This abandoned military airfield in the German state of Mecklenburg- West Pomerania was built in the 1930s by the Luftwaffe of the Wehrmacht and operated by them until the end of World War II. It was then taken over by the Soviet Air Forces, which also subjected it to military use by units of the 16th Air Army until they withdrew from reunified Germany in 1994.
Work on the combined land and sea air base began in 1935. Among other things, a concrete runway with a length of 1325 meters and a width of 80 meters as well as several maintenance halls in the west and north-west areas were built.
In the western part was the sea flight station, which had five large halls, a shipyard hall and two "runways" for seaplanes, which were built directly into the bay.
In April of 1936, the "Aviation School (Sea)" was relocated to this airfield. Further units included a blind-flying school, parts of the aviation support group and a sea rescue squadron.
Parts of the airfield were used for trial operations by the airplane works on the opposite side of the bay, which acted as a repair shop for the Ernst Heinkel Flugzeugwerke. The aircraft were transported between the factory and the airfield via the bay.
In 1939, this factory also leased two hangars on the air base in order to convert He-59 reconnaissance aircraft into sea rescue aircraft. From 1941 onwards, forced laborers, prisoners of war and concentration camp prisoners were increasingly used on the airfield and in the repair shop.
In the final days of the war, the airfield briefly became a front-line airfield. In late April of 1945, the 3rd Group of the Udet Fighter Squadron went there and flew a few missions before moving west. At the beginning of May, the 2nd group of the same squadron was the last unit to leave the site, so that the Soviet troops were able to take the air base on May 2nd without a fight.
After the end of the war there was initially no aviation activity on the field. Instead, the Soviet occupying power dismantled the two large aircraft hangars in the northwest as well as the hangar of the sea flight station and transported them to the Soviet Union as part of the reparations payments. In 1951, the Soviet administration decided to restore the site to its original purpose using the existing infrastructure.
The yard was cleared and the first expansion phase, which lasted until 1952, began, which essentially meant the construction of a second, 2250 meter long runway with new taxiways and a few aircraft shelter boxes. Then began the stationing of various units, mainly fighter regiments.
A second expansion and renovation phase began in the 1960s. From March to September 1961 the runway was extended to 2500 meters. From 1968 to 1970, as a reaction to the experiences of the Six Day War, the construction of closed aircraft covers and an ammunition bunker was carried out on all airfields of the 16th Air Army. The airfield was increasingly used as a starting point for shooting exercises that took place over the Baltic Sea and in which troops from other Warsaw Pact states also took part. So temporarily, Polish, Hungarian and East German fighter planes were also stationed on the airfield. This is why so-called target display chains were also stored here.

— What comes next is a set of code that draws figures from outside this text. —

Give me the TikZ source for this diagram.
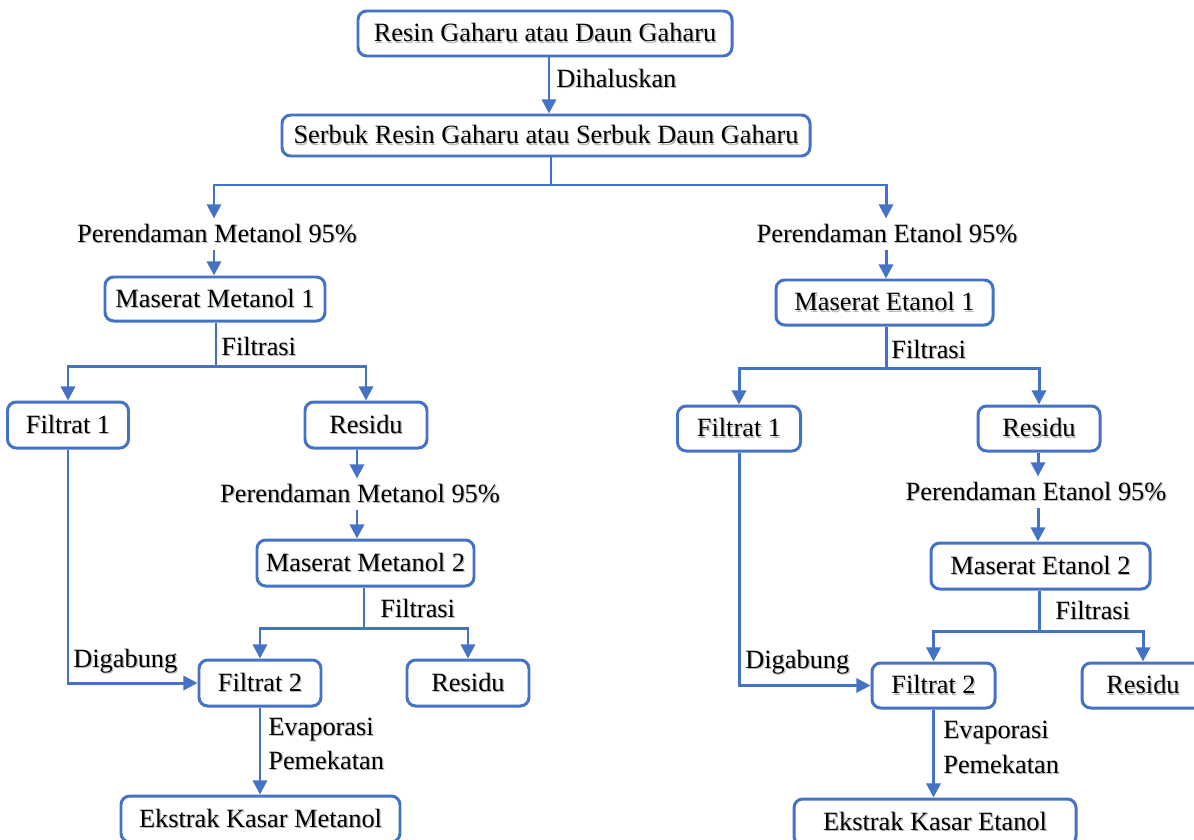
\documentclass[tikz,border=0pt]{standalone}
\usepackage{fontspec}
\setmainfont{Liberation Serif}
\usetikzlibrary{arrows.meta}
\newlength\pu \setlength\pu{0.02cm}
\definecolor{flow}{HTML}{4472C4}
\newcommand\shtxt[1]{\makebox[0pt][l]{\raisebox{-0.7pt}{\hspace{0.7pt}\textcolor{black!28}{#1}}}#1}
\begin{document}
\begin{tikzpicture}[x=0.02cm,y=-0.02cm,
  every node/.style={font=\fontsize{15pt}{18pt}\selectfont, text=black},
  box/.style={draw=flow, line width=1.7pt, rounded corners=5pt, fill=white, inner sep=0pt, align=center},
  lbl/.style={inner sep=0pt, anchor=base west},
  plbl/.style={inner sep=3pt},
  link/.style={draw=flow, line width=1.7pt},
  arr/.style={link, -{Triangle[width=8pt,length=8pt]}}]
\clip (0,0) rectangle (1194,839);
\fill[white] (0,0) rectangle (1194,839);

% top
\node[box, minimum width=374\pu, minimum height=45\pu] (A) at (545,33.5) {\shtxt{Resin Gaharu atau Daun Gaharu}};
\node[box, minimum width=528\pu, minimum height=41\pu] (B) at (546,135.5) {\shtxt{Serbuk Resin Gaharu atau Serbuk Daun Gaharu}};
\node[lbl] (dih) at (556,87) {\shtxt{Dihaluskan}};

% left column
\node[plbl] (PM1) at (217,234) {\shtxt{Perendaman Metanol 95\%}};
\node[box, minimum width=220\pu, minimum height=44\pu] (MM1) at (215,299) {\shtxt{Maserat Metanol 1}};
\node[lbl] (fm1) at (221,355) {\shtxt{Filtrasi}};
\node[box, minimum width=121\pu, minimum height=46\pu] (F1L) at (68,425) {\shtxt{Filtrat 1}};
\node[box, minimum width=122\pu, minimum height=46\pu] (RL) at (366,425) {\shtxt{Residu}};
\node[plbl] (PM2) at (360,494) {\shtxt{Perendaman Metanol 95\%}};
\node[box, minimum width=217\pu, minimum height=46\pu] (MM2) at (365.5,563) {\shtxt{Maserat Metanol 2}};
\node[lbl] (fm2) at (380,617) {\shtxt{Filtrasi}};
\node[box, minimum width=122\pu, minimum height=46\pu] (F2L) at (260,683) {\shtxt{Filtrat 2}};
\node[box, minimum width=122\pu, minimum height=46\pu] (R2L) at (468,683) {\shtxt{Residu}};
\node[lbl] (dgL) at (73,667) {\shtxt{Digabung}};
\node[lbl] (evL) at (268,735) {\shtxt{Evaporasi}};
\node[lbl] (pmL) at (268,769) {\shtxt{Pemekatan}};
\node[box, minimum width=279\pu, minimum height=46\pu] (EKM) at (260.5,819) {\shtxt{Ekstrak Kasar Metanol}};

% right column
\node[plbl] (PE1) at (887,234) {\shtxt{Perendaman Etanol 95\%}};
\node[box, minimum width=217\pu, minimum height=45\pu] (ME1) at (884.5,302.5) {\shtxt{Maserat Etanol 1}};
\node[lbl] (fe1) at (891,358) {\shtxt{Filtrasi}};
\node[box, minimum width=123\pu, minimum height=45\pu] (F1R) at (739,428.5) {\shtxt{Filtrat 1}};
\node[box, minimum width=122\pu, minimum height=45\pu] (RR) at (1039,428.5) {\shtxt{Residu}};
\node[plbl] (PE2) at (1036,492) {\shtxt{Perendaman Etanol 95\%}};
\node[box, minimum width=219\pu, minimum height=46\pu] (ME2) at (1040.5,566) {\shtxt{Maserat Etanol 2}};
\node[lbl] (fe2) at (1055,619) {\shtxt{Filtrasi}};
\node[box, minimum width=123\pu, minimum height=45\pu] (F2R) at (933.5,685.5) {\shtxt{Filtrat 2}};
\node[box, minimum width=122\pu, minimum height=45\pu] (R2R) at (1143,685.5) {\shtxt{Residu}};
\node[lbl] (dgR) at (745,668) {\shtxt{Digabung}};
\node[lbl] (evR) at (943,738) {\shtxt{Evaporasi}};
\node[lbl] (pmR) at (943,773) {\shtxt{Pemekatan}};
\node[box, minimum width=282\pu, minimum height=46\pu] (EKE) at (935,822) {\shtxt{Ekstrak Kasar Etanol}};

% helper coordinates
\coordinate (xA) at (549,0);
\coordinate (jB) at (551,185);
\coordinate (xl) at (214,0);
\coordinate (xr) at (886,0);
\coordinate (jM1) at (216,366);
\coordinate (x2) at (357,0);
\coordinate (jM2) at (364,628);
\coordinate (jE1) at (886,368);
\coordinate (x4) at (1038,0);
\coordinate (jE2) at (1039,631);

% connectors
\draw[arr] (A.south -| xA) -- (B.north -| xA);
\draw[link] (B.south -| jB) -- (jB);
\draw[arr] (jB) -| (PM1.north -| xl);
\draw[arr] (jB) -| (PE1.north -| xr);
\draw[arr] (PM1.south -| xl) -- (MM1.north -| xl);
\draw[arr] (PE1.south -| xr) -- (ME1.north -| xr);

\draw[link] (MM1.south -| jM1) -- (jM1);
\draw[arr] (jM1) -| (F1L.north);
\draw[arr] (jM1) -| (RL.north);
\draw[arr] (RL.south -| x2) -- (PM2.north -| x2);
\draw[arr] (PM2.south -| x2) -- (MM2.north -| x2);
\draw[link] (MM2.south -| jM2) -- (jM2);
\draw[arr] (jM2) -| (F2L.north);
\draw[arr] (jM2) -| (R2L.north);
\draw[arr] (F1L.south) |- (F2L.west);
\draw[arr] (F2L.south) -- (EKM.north -| F2L.south);

\draw[link] (ME1.south -| jE1) -- (jE1);
\draw[arr] (jE1) -| (F1R.north);
\draw[arr] (jE1) -| (RR.north);
\draw[arr] (RR.south -| x4) -- (PE2.north -| x4);
\draw[arr] (PE2.south -| x4) -- (ME2.north -| x4);
\draw[link] (ME2.south -| jE2) -- (jE2);
\draw[arr] (jE2) -| (F2R.north);
\draw[arr] (jE2) -| (R2R.north);
\draw[arr] (F1R.south) |- (F2R.west);
\draw[arr] (F2R.south) -- (EKE.north -| F2R.south);
\end{tikzpicture}
\end{document}
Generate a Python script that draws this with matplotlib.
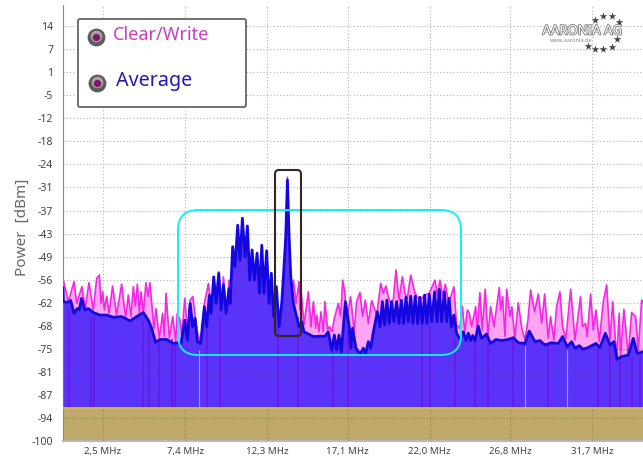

A final runway extension to 2,600 meters was decided in the 1970s, as was the construction of another Granite ammunition storage bunker. From the 1980s the old runway from the 1930s was only used as a preparation area for the stationed target planes until 1991. A thorough renovation of the airfield planned for the beginning of the 1990s was prevented by the political events.
After the last aircraft left for Russia in June 1994, the airfield was declared a conversion area by the German authorities after it was handed over and then closed.